Nothing lasts forever. That’s the ultimate message communicated by John Crowley’s The Goldfinch, but with a duration that seems to last a lifetime and cinematic storytelling that is dead on arrival, the film seems entirely intent on proving the notion wrong.
Based on the nearly-800-page, Pulitzer Prize-winning novel of the same name by Donna Tartt, this adaptation mines the depths of admittedly powerful themes for just under two-and-a-half hours and emerges empty-handed. It’s handsomely made with venerable cinematography by the legendary Roger Deakins, but The Goldfinch is a hollow affair despite its visual prowess, mostly due to its inability to grasp and maintain the profound weight of its source material.
There’s a lot of choppy thematic terrain covered here, from death to drug addiction to child abuse, but in the end it all feels like an exhortation for unearned accolades and emotional reaction. It’s a film meant to make you cry on multiple occasions, but don’t be surprised when the tears rolling down your cheeks are from tedium, not tragedy. Boring, banal and barren, The Goldfinch is a disappointment in all senses of the word—a true shame, considering this story deserved far better and Crowley’s creative choices feel misguided throughout, paling in contrast to his previous work, Brooklyn, one of the best films of 2015.

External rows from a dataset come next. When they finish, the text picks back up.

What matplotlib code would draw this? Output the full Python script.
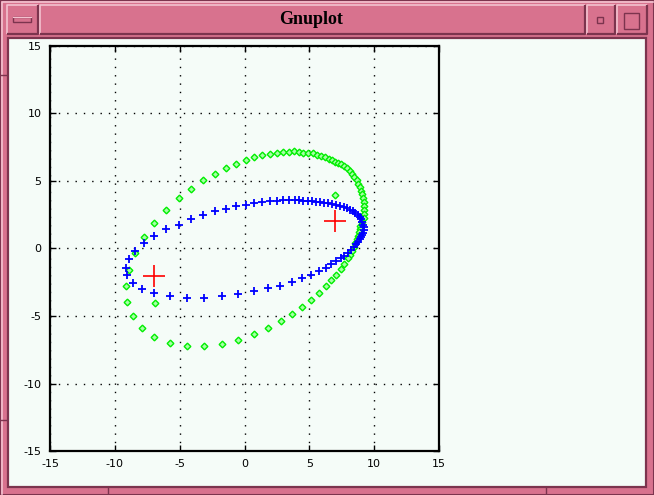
import matplotlib
matplotlib.use("Agg")
import matplotlib.pyplot as plt
from matplotlib.patches import Rectangle

plt.rcParams['axes.unicode_minus'] = False

# ---- data ----
blue_x = [2.52, 1.93, 1.33, 0.72, 0.10, -0.67, -1.44, -2.29, -3.18, -4.14, -5.06, -6.07, -6.99, -7.76,
          -8.45, -8.92, -9.15, -9.07, -8.61, -7.92, -6.99, -5.76, -4.45, -3.14, -1.75, -0.52, 0.72, 1.79, 2.70,
          2.95, 3.42, 3.88, 4.19, 4.50, 4.88, 5.19, 5.50, 5.81, 6.12, 6.43, 6.73, 7.04, 7.35,
          7.66, 7.92, 8.12, 8.33, 8.54, 8.74, 8.90, 9.00, 9.10, 9.15, 9.20, 9.20, 9.12, 9.04, 8.97, 8.87,
          8.74, 8.58, 8.43, 8.20, 7.96, 7.69, 7.43, 7.04, 6.66, 6.27, 5.73, 5.11, 4.42, 3.65]
blue_y = [3.52, 3.50, 3.42, 3.37, 3.20, 3.13, 2.90, 2.76, 2.46, 2.17, 1.77, 1.42, 0.91, 0.39,
          -0.20, -0.78, -1.47, -1.99, -2.58, -3.03, -3.33, -3.53, -3.63, -3.63, -3.53, -3.40, -3.16, -2.93, -2.76,
          3.57, 3.57, 3.57, 3.57, 3.54, 3.50, 3.50, 3.44, 3.42, 3.39, 3.35, 3.30, 3.24, 3.17,
          3.07, 2.98, 2.87, 2.78, 2.63, 2.48, 2.31, 2.16, 1.96, 1.76, 1.57, 1.37, 1.17, 1.02, 0.85, 0.68,
          0.50, 0.31, 0.09, -0.11, -0.31, -0.56, -0.73, -0.95, -1.17, -1.42, -1.69, -1.94, -2.19, -2.46]

green_x = [-8.61, -9.04, -9.15, -8.92, -8.46, -7.76, -6.99, -6.07, -5.07, -4.14, -3.18, -2.29, -1.44, -0.67,
           0.12, 0.72, 1.33, 1.94, 2.51, 2.95, 3.42, 3.83, 4.19, 4.50, 4.88, 5.27, 5.57, 5.88, 6.22, 6.48,
           6.73, 6.96, 7.19, 7.42, 7.66, 7.89, 8.12, 8.30, 8.46, 8.64, 8.79, 8.89, 9.00, 9.07, 9.15, 9.20,
           9.23, 9.25, 9.25, 9.20, 9.06, 8.94, 8.89, 8.84, 8.77, 8.66, 8.56, 8.43, 8.30, 8.15, 7.96, 7.71,
           7.42, 7.04, 6.68, 6.25, 5.73, 5.11, 4.42, 3.68, 2.80, 1.80, 0.72, -0.52, -1.75, -3.14, -4.45,
           -5.76, -6.99, -7.92, -6.92, 6.96]
green_y = [-5.02, -3.99, -2.80, -1.61, -0.36, 0.83, 1.87, 2.83, 3.72, 4.39, 5.05, 5.50, 5.94, 6.24,
           6.53, 6.76, 6.90, 6.99, 7.05, 7.13, 7.13, 7.20, 7.13, 7.10, 7.07, 7.05, 6.95, 6.87, 6.76, 6.65,
           6.53, 6.41, 6.33, 6.26, 6.09, 5.94, 5.74, 5.54, 5.30, 5.05, 4.80, 4.56, 4.26, 4.01, 3.72, 3.44,
           3.15, 2.85, 2.56, 2.26, 1.93, 1.67, 1.42, 1.20, 0.95, 0.68, 0.43, 0.13, -0.16, -0.46, -0.73, -1.15,
           -1.50, -1.94, -2.36, -2.80, -3.32, -3.84, -4.36, -4.85, -5.39, -5.91, -6.36, -6.80, -7.10, -7.24, -7.24,
           -7.02, -6.58, -5.91, -4.06, 3.96]

center_x = [-7, 7]
center_y = [-2, 2]

ticks = [-15, -10, -5, 0, 5, 10, 15]
window_title = "Gnuplot"

# ---- figure ----
W, H = 654, 495
fig = plt.figure(figsize=(W / 100, H / 100), dpi=100)

bg = fig.add_axes([0, 0, 1, 1])
bg.set_xlim(0, W)
bg.set_ylim(H, 0)
bg.axis('off')

pink = '#d8728e'
light = '#f3c2d0'
dark = '#7c344e'

bg.add_patch(Rectangle((0, 0), W, H, facecolor=pink, edgecolor=dark, lw=1.5))


def bevel(x, y, w, h, fc=pink):
    bg.add_patch(Rectangle((x, y), w, h, facecolor=fc, edgecolor='none'))
    bg.plot([x, x, x + w], [y + h, y, y], color=light, lw=1.2, solid_capstyle='butt')
    bg.plot([x, x + w, x + w], [y + h, y + h, y], color=dark, lw=1.6, solid_capstyle='butt')


bg.plot([1.5, 1.5, W - 1.5], [H - 1.5, 1.5, 1.5], color=light, lw=1.2)
bevel(7, 5, 31, 29)
bevel(40, 5, 545, 29)
bevel(587, 5, 28, 29)
bevel(617, 5, 30, 29)
bg.add_patch(Rectangle((13, 17), 18, 5, facecolor=pink, edgecolor=dark, lw=1))
bg.plot([13, 31], [17, 17], color=light, lw=0.8)
bg.add_patch(Rectangle((597, 17), 6, 6, facecolor=pink, edgecolor=dark, lw=1))
bg.add_patch(Rectangle((624, 13), 15, 16, facecolor=pink, edgecolor=dark, lw=1))
bg.text(311, 20, window_title, ha='center', va='center', fontsize=13,
        fontweight='bold', family='Liberation Serif', color='black')

bg.add_patch(Rectangle((8, 38), W - 16, H - 46, facecolor='#f5fcf8', edgecolor=dark, lw=1.6))
for xx in (108, 546):
    bg.plot([xx, xx], [488, H], color=dark, lw=1)
for yy in (75, 420):
    bg.plot([0, 7], [yy, yy], color=dark, lw=1)

# ---- plot ----
ax = fig.add_axes([50 / W, 1 - 451 / H, 389 / W, 405 / H])
ax.set_facecolor('#f5fcf8')
ax.set_xlim(-15, 15)
ax.set_ylim(-15, 15)
ax.set_xticks(ticks)
ax.set_yticks(ticks)
ax.tick_params(direction='in', length=4, width=1, top=True, right=True,
               labelsize=8, colors='black', pad=6)
for s in ax.spines.values():
    s.set_linewidth(1.6)
    s.set_color('black')
ax.grid(True, color='black', linestyle=(0, (1, 5)), linewidth=1)
ax.set_axisbelow(True)

ax.plot(green_x, green_y, linestyle='none', marker='D', ms=3.4, mfc='#a8ffa8',
        mec='#00ee00', mew=1.0)
ax.plot(blue_x, blue_y, linestyle='none', marker='+', ms=5.5, mew=1.3, color='#0000ff')
ax.plot(center_x, center_y, linestyle='none', marker='+', ms=16, mew=1.2, color='#ff0000')

fig.savefig('out.png', dpi=100, facecolor=pink)
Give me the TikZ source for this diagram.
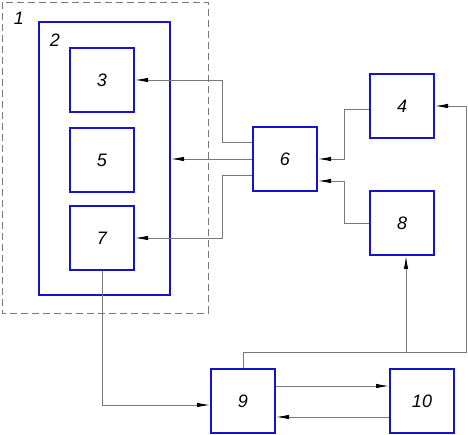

A young boy named Theodore “Theo” Decker (Oakes Fegley) is browsing the Metropolitan Museum of Art in New York with his mother (Hailey Wist), who is subsequently killed in a terrorist bombing within the gallery. With his mother deceased and his father out of the picture, Theo goes to live with a wealthy family on the Upper East Side. The matriarch, Mrs. Barbour, is played by Nicole Kidman in one of those roles that is commendably performed yet wholly forgettable and shamefully awards-hungry (later we find Kidman sporting a hefty helping of Make-Me-Look-Older-And-Give-Me-An-Oscar makeup). Theo’s time with the Barbour family is the film’s most engaging aspect yet winds up regrettably ephemeral, the intrigue snatched away when Theo’s father (Luke Wilson) and his girlfriend (Sarah Paulson) reenter the picture and whisk Theo off to Las Vegas.
From here, we witness our protagonist deal with the scheming exploits of his deadbeat dad, who at one point casually obtains his son’s social security number and attempts to purge the inheritance left by Theo’s mother. We also encounter Boris (Finn Wolfhard), a shaggy-haired Ukrainian who introduces Theo into a world of alcohol, marijuana, Vicodin snorting and LSD trips. Twice during their budding friendship, the film interweaves gruelingly saccharine imagery with the maudlin melodies of Radiohead: Thom Yorke sings “Jump off the end, the water’s clear and innocent” as the two boys jump into a pool while on drugs, a scene so on-the-nose and blemishing that you may as well consider it a pimple.
The Goldfinch doesn’t quite know what to do with itself once it reaches the inception of Theo’s adolescent decline. It bobs and weaves between young Theo and adult Theo (the dreary Ansel Elgort), shuffling up the narrative like playing cards without realizing that it’s working with an incomplete deck. As an audience, we’re dealt a sloppy, shallow mess of a movie that can never find a proper balance of compassionate scrutiny. Emotionally, the film is empty as it digs for narrative diamonds that are cubic zirconia at best. As Theo’s life spirals out of control, especially in relation to the eponymous Carel Fabritius painting that serves as the movie’s primary thematic vessel, the film follows suit. A rushed final act leads to a final shot that intends to wow with its wise profundity, but ultimately serves as one of the most heavy-handed cinematic moments of the year. The fade to credits feels cathartic for all the wrong reasons.